Ces gamins qui racontent l’après-guerre face caméra

Fin de tournage le 27 juin. Le film “Les gamins de Saint-Nazaire” devrait sortir cet hiver. L’association Le vieux Saint-Nazaire lance une cagnotte en ligne. Rencontre avec Jakez Lhéritier, l’un de ces 10 gamins, initiateur du projet !

On les imagine bien, ces gamins de Saint-Nazaire, en culottes courtes, sur le front de mer, à faire les 400 coups ! On imagine… « ou pas », rétorque Jakez Lhéritier, trois ans quand ses parents alors réfugiés à Lavau reviennent à Saint-
Nazaire, en 1945, « en camion. Je nous revois encore traverser ces champs de ruines… à perte de vue ». Ce 11 mai 1945, la dernière ville de France libérée n’était plus qu’« un tas de décombres informes », à 85 % pulvérisée.
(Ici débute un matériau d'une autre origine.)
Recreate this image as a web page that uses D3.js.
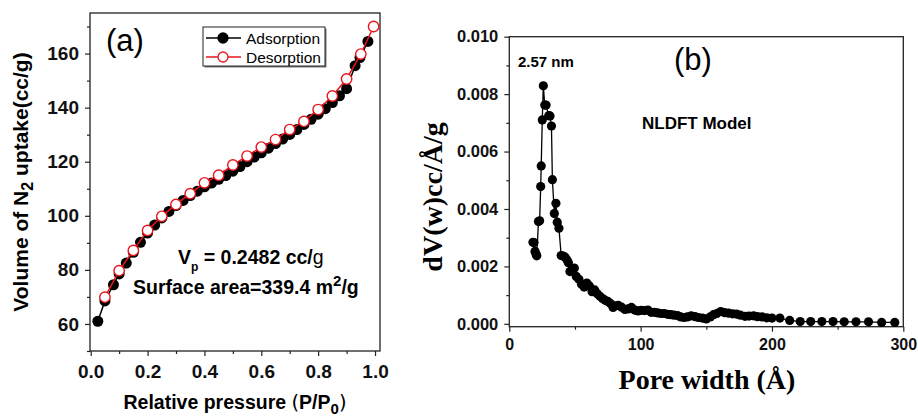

Le temps était à la Reconstruction, très peu à l’insouciance : « On se débrouillait comme on pouvait. On pêchait la nuit en bande sur le remblai. On vendait nos crevettes, crabes et boucauds pour se payer une place de cinéma, aller à la kermesse. On avait notre clientèle ! », se souvient Jakez.
 

En 1998, lors de retrouvailles avec ses anciens camarades de classe de « l’école en bois » de Sautron, il réalise l’importance « d’enregistrer [leurs] souvenirs, [leurs] mémoires ». Les baraques en bois alignées sur le front de mer, sans eau ni chauffage et « le seau dans la cabane au fond du jardin en guise de toilettes ! », les bungalows mieux lotis, les colonies de vacances « et avec, la découverte, à 8 ans, des brosses à dents ! », l’apprentissage, les sur-booms « à l’arrière des cafés », les transistors, les échanges avec les Américains « et la trentaine de bars dancing. Nous, on n’y allait pas ! », sourit Jakez. 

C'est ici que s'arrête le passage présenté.